If you don't need 99.9999 availability of your cluster and are only interested in firing up the cluster from time to time then those same 600$ can buy you a few years of cluster time
The 3€/month is a single thread (not even a core), and it's not even dedicated. The lowest dedicated instance is 2 vCPU (1 core) for 23€/month with 8GB or RAM. That's 276€/year.
8 of those instances is equivalent to an 8 core (16 thread) chip with 64GB of memory. Using, e.g., Supermicro AMD EPYC 3251 + parts, you could build an entire server for less than 1/2 that price. You could have twice the compute for the same price the first year. Servers easily last 3 years minimum, so Hetzner has a 6x markup at the low end.
Admittedly, building your own server doesn't include transit, but transit is cheap. Assuming you have a fast home connection (a big if for many people), the hard part is access to static IP addresses. There are dedicated services that lease IPs over a VPN tunnel, or you can setup your own VPN into, e.g., Hetzner or Vultr using a handful of the cheapest instances. (Not sure about Hetzner, but Vultr let's you lease and attach 2 additional IPs to the same instance for $2/month/IPv4 address.)
Now, the above setup is probably far too much trouble for most people, and it has many downsides[1]. But the point is that if we're just talking about CPU time, not even Hetzner or some other cheap VPS provider can come close to the cost of running your own equipment.
[1] Power and cooling are two downsides, but the 3251 has a TDP of 50W. Granted, it doesn't have the highest clock speeds, but there's a reason cloud providers don't normally advertise Ghz. Anyhow, rather than build 2x 3251's you could build a single 16 core rig using a higher-clocked and newer EPYC or Xeon for about the same money (definitely at or under 2200€ all-in).
> 8 of those instances is equivalent to an 8 core (16 thread) chip with 64GB of memory. Using, e.g., Supermicro AMD EPYC 3251 + parts, you could build an entire server for less than 1/2 that price.
Your choice of comparisons suggest you completely missed the whole point.
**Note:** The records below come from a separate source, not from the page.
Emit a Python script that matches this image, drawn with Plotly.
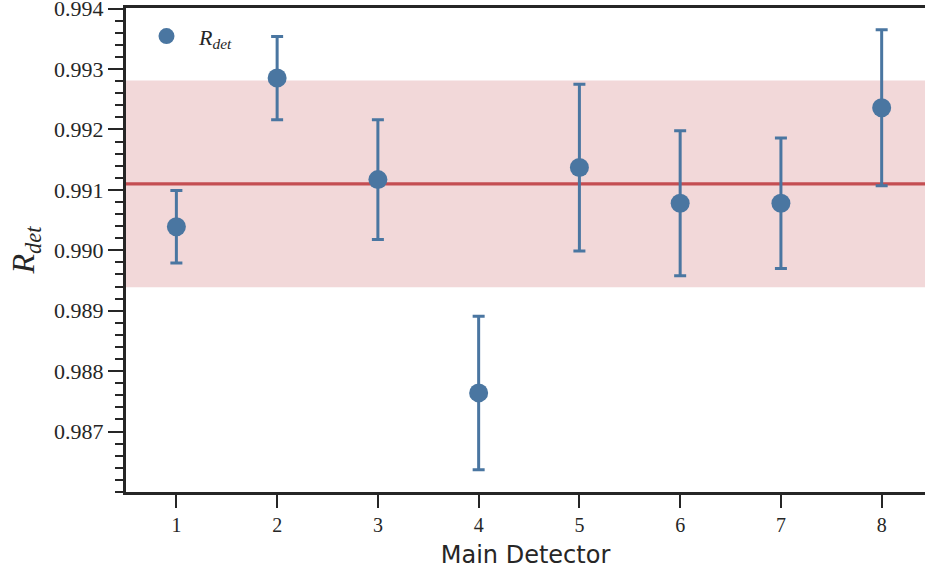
import plotly.graph_objects as go

# Detector ratio measurements
detectors = [1, 2, 3, 4, 5, 6, 7, 8]
r_det = [0.99039, 0.99285, 0.99117, 0.98764, 0.99137, 0.99078, 0.99078, 0.99236]
r_err = [0.00060, 0.00069, 0.00099, 0.00127, 0.00138, 0.00120, 0.00108, 0.00129]

# Combined value and its uncertainty band
r_mean = 0.99110
r_band = 0.00171

y_ticks = [0.987, 0.988, 0.989, 0.990, 0.991, 0.992, 0.993, 0.994]

blue = "#4a76a1"
red = "#c44e52"
axis_col = "#262626"
serif = "Liberation Serif, DejaVu Serif, serif"

fig = go.Figure()

fig.add_shape(type="rect", xref="paper", x0=0, x1=1, yref="y",
              y0=r_mean - r_band, y1=r_mean + r_band,
              fillcolor="rgba(196,78,82,0.22)", line_width=0, layer="below")
fig.add_shape(type="line", xref="paper", x0=0, x1=1, yref="y",
              y0=r_mean, y1=r_mean, line=dict(color=red, width=3.2), layer="below")

fig.add_trace(go.Scatter(
    x=detectors, y=r_det, mode="markers",
    name="<i>R</i><sub><i>det</i></sub>",
    marker=dict(color=blue, size=19, line_width=0),
    error_y=dict(type="data", array=r_err, visible=True,
                 color=blue, thickness=3, width=6),
))

fig.update_layout(
    width=925, height=577,
    margin=dict(l=126, r=0, t=8, b=85),
    plot_bgcolor="white", paper_bgcolor="white",
    showlegend=True,
    legend=dict(x=0.01, y=0.985, xanchor="left", yanchor="top",
                bgcolor="rgba(0,0,0,0)",
                font=dict(family=serif, size=22, color=axis_col),
                itemsizing="trace", itemwidth=55),
    font=dict(family=serif, color=axis_col),
)

fig.update_xaxes(
    range=[0.5, 8.43], tickmode="array", tickvals=detectors,
    ticktext=[str(d) for d in detectors],
    showgrid=False, zeroline=False, automargin=False,
    showline=True, linewidth=3, linecolor=axis_col, mirror=True,
    ticks="outside", ticklen=13, tickwidth=2, tickcolor=axis_col,
    tickfont=dict(family=serif, size=20, color=axis_col),
    title=dict(text="Main Detector",
               font=dict(family="DejaVu Sans, sans-serif", size=24, color=axis_col),
               standoff=12),
)

fig.update_yaxes(
    range=[0.986, 0.99401], tickmode="array", tickvals=y_ticks,
    ticktext=[f"{v:.3f}" for v in y_ticks],
    ticklabeloverflow="allow", automargin=False,
    showgrid=False, zeroline=False,
    showline=True, linewidth=3, linecolor=axis_col, mirror=False,
    ticks="outside", ticklen=15, tickwidth=2, tickcolor=axis_col,
    tickfont=dict(family=serif, size=22, color=axis_col),
    minor=dict(dtick=0.0002, tick0=0.986, ticks="outside", ticklen=8,
               tickwidth=2, tickcolor=axis_col, showgrid=False),
    title=dict(text="<i>R</i><sub><i>det</i></sub>",
               font=dict(family=serif, size=32, color=axis_col),
               standoff=10),
)

fig.write_html("out.html")
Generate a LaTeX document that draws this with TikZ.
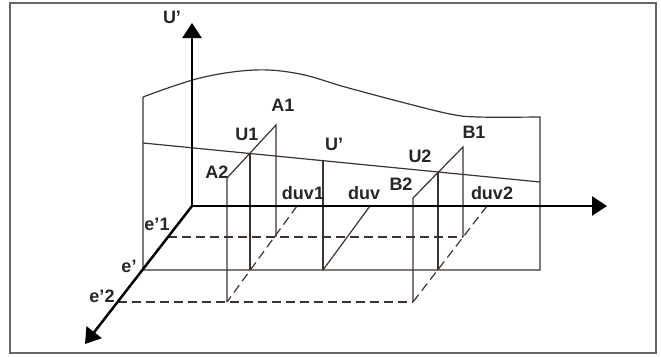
\documentclass[tikz,border=0pt]{standalone}
\usepackage{fontspec}
\setmainfont{Liberation Sans}
\usetikzlibrary{arrows.meta}
\definecolor{lc}{RGB}{62,50,46}
\begin{document}
\begin{tikzpicture}[x=1pt,y=-1pt,
  ln/.style={line width=1.2pt, draw=lc},
  ax/.style={line width=2.5pt, draw=black, -{Triangle[length=15pt,width=19pt]}},
  dsh/.style={ln, dash pattern=on 9pt off 5pt},
  lab/.style={font=\fontsize{18}{18}\selectfont\bfseries, inner sep=0pt, text=black!85}]
\useasboundingbox (0,0) rectangle (661,356);
\draw[line width=1.2pt, draw=gray!80!black] (10,3) rectangle (656,353);
% key points
\coordinate (O) at (192,206);
\coordinate (Utop) at (192,23);
\coordinate (Xend) at (607,206);
\coordinate (Dend) at (85,344);
\coordinate (E1) at (168,237);
\coordinate (E) at (142.5,270);
\coordinate (E2) at (117.6,302);
\coordinate (TL) at (143,97);
\coordinate (BL) at (143,270);
\coordinate (BR) at (540,270);
\coordinate (TR) at (540,117);
\coordinate (ML) at (143,143);
\coordinate (MR) at (540,182);
% surface
\draw[ln] (BL) -- (TL) plot[smooth, tension=0.6] coordinates {(143,97) (200,78) (255,70) (300,74) (345,87) (405,103) (450,114) (478,117) (540,117)} -- (BR) -- (BL);
\draw[ln] (ML) -- (MR);
% dashed depth lines
\coordinate (A1b) at (276,237);
\coordinate (A2b) at (227,302);
\coordinate (B1b) at (463,237);
\coordinate (B2b) at (413,302);
\draw[dsh] (E1) -- (B1b);
\draw[dsh] (E2) -- (B2b);
\coordinate (D1) at (297,206);
\coordinate (D) at (370,206);
\coordinate (D2) at (487,206);
\draw[dsh] (D1) -- (A2b);
\draw[dsh] (D2) -- (B2b);
% section A
\coordinate (A1t) at (276,125);
\coordinate (A2t) at (227,178);
\coordinate (U1t) at (250,153.5);
\coordinate (U1b) at (250,270);
\draw[ln] (A2b) -- (A2t) -- (A1t) -- (A1b);
\draw[ln] (U1t) -- (U1b);
% section U'
\coordinate (Umt) at (323,160.7);
\coordinate (Umb) at (323,270);
\draw[ln] (Umt) -- (Umb);
\draw[ln] (D) -- (Umb);
% section B
\coordinate (B1t) at (463,147);
\coordinate (B2t) at (413,198);
\coordinate (U2t) at (438,172);
\coordinate (U2b) at (438,270);
\draw[ln] (B2b) -- (B2t) -- (B1t) -- (B1b);
\draw[ln] (U2t) -- (U2b);
% axes
\draw[ax] (O) -- (Utop);
\draw[ax] (O) -- (Xend);
\draw[ax] (O) -- (Dend);
% labels
\node[lab] (lU) at (172,17) {U'};
\node[lab] (lA1) at (283,105) {A1};
\node[lab] (lU1) at (247,134) {U1};
\node[lab] (lA2) at (217,172) {A2};
\node[lab] (lUm) at (334,144) {U'};
\node[lab] (lU2) at (420,156) {U2};
\node[lab] (lB1) at (474,132) {B1};
\node[lab] (lB2) at (401,184) {B2};
\node[lab] (ld1) at (303,193) {duv1};
\node[lab] (ld) at (364,193) {duv};
\node[lab] (ld2) at (492,193) {duv2};
\node[lab] (le1) at (157,224) {e'1};
\node[lab] (le) at (129,266) {e'};
\node[lab] (le2) at (102,296) {e'2};
\end{tikzpicture}
\end{document}
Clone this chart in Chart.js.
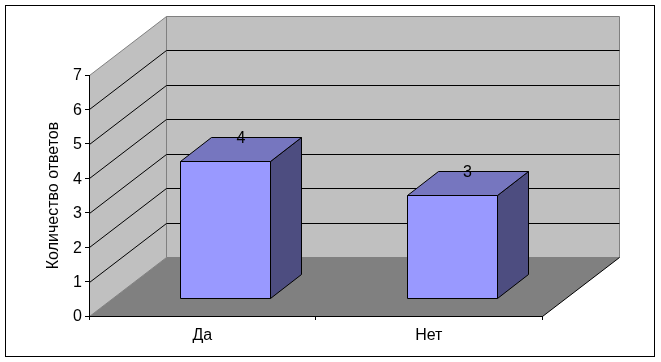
<!DOCTYPE html>
<html>
<head>
<meta charset="utf-8">
<style>
  html, body { margin: 0; padding: 0; background: #fff; }
  #wrap { width: 661px; height: 362px; }
</style>
<script src="https://cdn.jsdelivr.net/npm/chart.js@4"></script>
</head>
<body>
<div id="wrap"><canvas id="myChart1" width="661" height="362"></canvas></div>
<script>
// Data
const categories = ['Да', 'Нет'];
const answers = [4, 3];
const yTitle = 'Количество ответов';

const FONT = '"Liberation Sans", Arial, sans-serif';

// Excel style 3D look: how far the back wall sits from the axes
const depthX = 77;
const depthY = 59;
// bars stand from 0.3 to 0.7 of the floor depth
const barStart = 0.3;
const barDepth = 0.4;

function poly(ctx, pts, fill, stroke) {
  ctx.beginPath();
  pts.forEach((p, i) => i ? ctx.lineTo(p[0], p[1]) : ctx.moveTo(p[0], p[1]));
  ctx.closePath();
  if (fill) { ctx.fillStyle = fill; ctx.fill(); }
  if (stroke) { ctx.strokeStyle = stroke; ctx.lineWidth = 1; ctx.stroke(); }
}

const box3d = {
  id: 'box3d',
  // frame, walls, floor and the gridlines on the walls
  beforeDraw(chart) {
    const ctx = chart.ctx;
    const y = chart.scales.y;
    const a = chart.chartArea;
    const l = a.left + 0.5, r = a.right + 0.5;
    const t = y.getPixelForValue(y.max) + 0.5, b = y.getPixelForValue(0) + 0.5;

    ctx.save();
    ctx.strokeStyle = '#000';
    ctx.lineWidth = 1;
    ctx.strokeRect(5.5, 5.5, 649, 351);

    poly(ctx, [[l + depthX, t - depthY], [r + depthX, t - depthY], [r + depthX, b - depthY], [l + depthX, b - depthY]], '#C0C0C0', '#808080');
    poly(ctx, [[l, t], [l + depthX, t - depthY], [l + depthX, b - depthY], [l, b]], '#C0C0C0', '#808080');
    poly(ctx, [[l, b], [l + depthX, b - depthY], [r + depthX, b - depthY], [r, b]], '#808080');

    ctx.strokeStyle = '#000';
    ctx.beginPath();
    y.ticks.forEach(tk => {
      if (tk.value === y.min || tk.value === y.max) return;
      const py = Math.round(y.getPixelForValue(tk.value)) + 0.5;
      ctx.moveTo(l, py);
      ctx.lineTo(l + depthX, py - depthY);
      ctx.lineTo(r + depthX, py - depthY);
    });
    ctx.moveTo(r, b);
    ctx.lineTo(r + depthX, b - depthY);
    ctx.stroke();
    ctx.restore();
  },
  // the bar elements give position and size, the faces are drawn here
  beforeDatasetDraw(chart, args) {
    const ctx = chart.ctx;
    const ox = depthX * barStart, oy = depthY * barStart;
    const dx = Math.round(depthX * barDepth), dy = Math.round(depthY * barDepth);
    ctx.save();
    args.meta.data.forEach((el, i) => {
      const x0 = Math.round(el.x - el.width / 2 + ox) + 0.5;
      const x1 = x0 + Math.floor(el.width);
      const top = Math.round(el.y - oy) + 0.5;
      const bot = Math.round(el.base - oy) + 0.5;
      poly(ctx, [[x1, top], [x1 + dx, top - dy], [x1 + dx, bot - dy], [x1, bot]], '#4D4D80', '#000');
      poly(ctx, [[x0, top], [x0 + dx, top - dy], [x1 + dx, top - dy], [x1, top]], '#7676BF', '#000');
      poly(ctx, [[x0, top], [x1, top], [x1, bot], [x0, bot]], '#9999FF', '#000');
    });
    ctx.fillStyle = '#000';
    ctx.font = '16px ' + FONT;
    ctx.textAlign = 'center';
    ctx.textBaseline = 'middle';
    args.meta.data.forEach((el, i) => {
      const top = Math.round(el.y - oy) + 0.5;
      ctx.fillText(String(answers[i]), el.x + ox + dx / 2, top - dy + 1);
    });
    ctx.restore();
    return false;
  }
};

new Chart(document.getElementById('myChart1').getContext('2d'), {
  type: 'bar',
  plugins: [box3d],
  data: {
    labels: categories,
    datasets: [{
      label: yTitle,
      data: answers,
      backgroundColor: '#9999FF',
      borderColor: '#000',
      borderWidth: 1,
      barPercentage: 0.4,
      categoryPercentage: 1
    }]
  },
  options: {
    responsive: false,
    animation: false,
    layout: { padding: { top: 75, right: 119, left: 0, bottom: 0 } },
    plugins: { legend: { display: false }, tooltip: { enabled: false }, title: { display: false } },
    scales: {
      x: {
        afterFit(s) { s.height = 46; },
        grid: { drawOnChartArea: false, color: '#000', tickLength: 4 },
        border: { color: '#000' },
        ticks: { color: '#000', font: { family: FONT, size: 16 }, padding: 6, maxRotation: 0 }
      },
      y: {
        min: 0,
        max: 7,
        afterFit(s) { s.width = 89; },
        grid: { drawOnChartArea: false, color: '#000', tickLength: 4 },
        border: { color: '#000' },
        ticks: { stepSize: 1, color: '#000', font: { family: FONT, size: 16 }, padding: 3, labelOffset: 1 },
        title: {
          display: true,
          text: yTitle,
          color: '#000',
          font: { family: FONT, size: 16 },
          padding: { top: 44, bottom: 0 }
        }
      }
    }
  }
});
</script>
</body>
</html>
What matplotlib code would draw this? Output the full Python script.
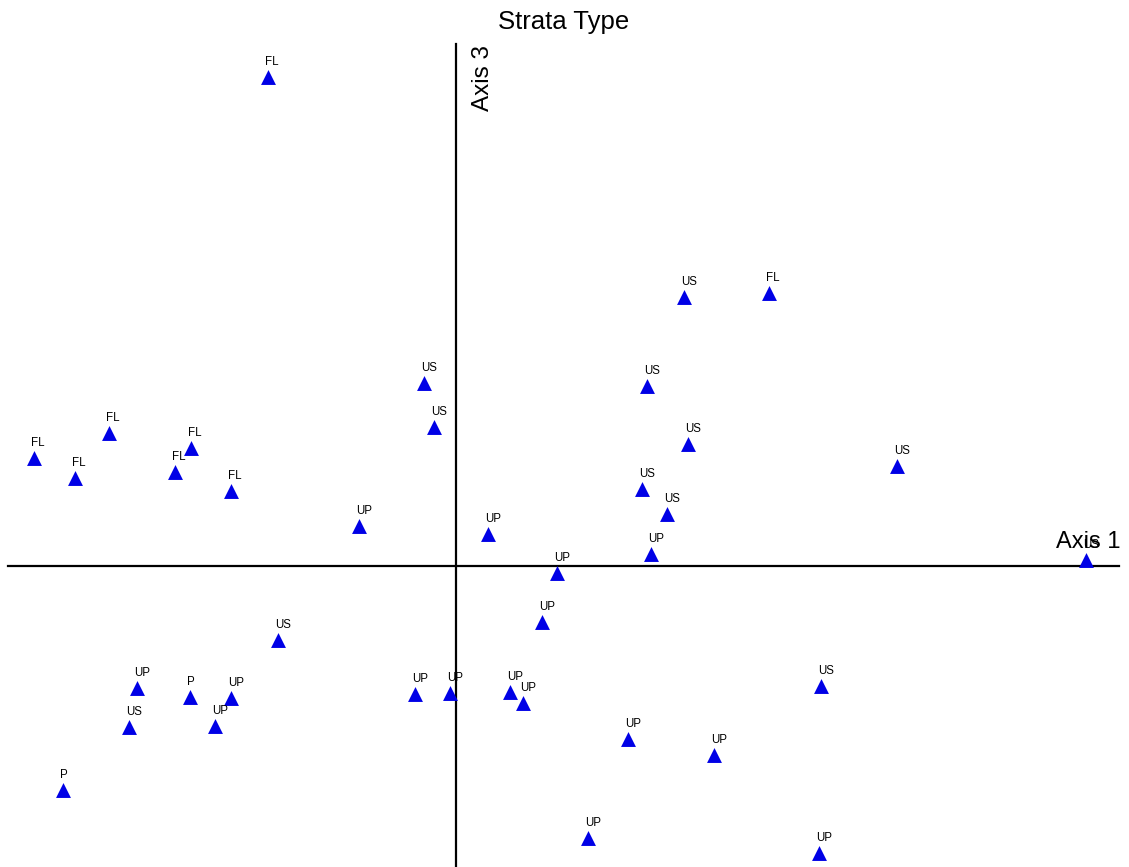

If the author wanted a desktop I'm sure he would buy one for 600$ instead of spending that money to put together an underperforming cluster that's entirely unusable as a desktop.
If instead you are interested in gaining experience managing a cluster that runs distributed systems then yes you would do something like putting together a raspberry pi cluster.
Yet, if you seek to have the same experience (or arguably far better) without spendig a hefty sum as capex and having access to more computational resources for a negligible opex then cloud providers such as Hetzner are clearly a far better option.
I think the author mentioned only spending $449.73USD (i can't verify because the sites down), which seems cheaper than what you mentioned.
I'm also struggling to find exactly what you're talking about. I'm seeing 9020's, but no M, do they actively sell it still?
I'm not nitpicking your comment - i too am interested in throwing a couple Pis in a closet for some distributed systems projects i'm working on. I expect them to be slow, low bandwidth, but simple over wifi/etc. I don't want to pay more than i need for closet computers, though, so i'm interested. :)
~450 eur in total, I bought all of them used.
But most of the price came from maxed out ram and quad core cpus.
For something cheaper, I can find in my country lenovo tiny m72, for something like 40 eur. No SSD/Ram, you can configure it as you wish (and still will be cheaper then RPi, even after adding like 2GB of ddr3 - it's something like 4EUR per stick, there are 2 slots in each machine).
That is with Intel Core i3-2120T, so would expect much more performance then even RPi4
Edit: I see now that the same seller has them for ~72eur with 120GB of ssd and 4GB of ram if someone wants something ready to use.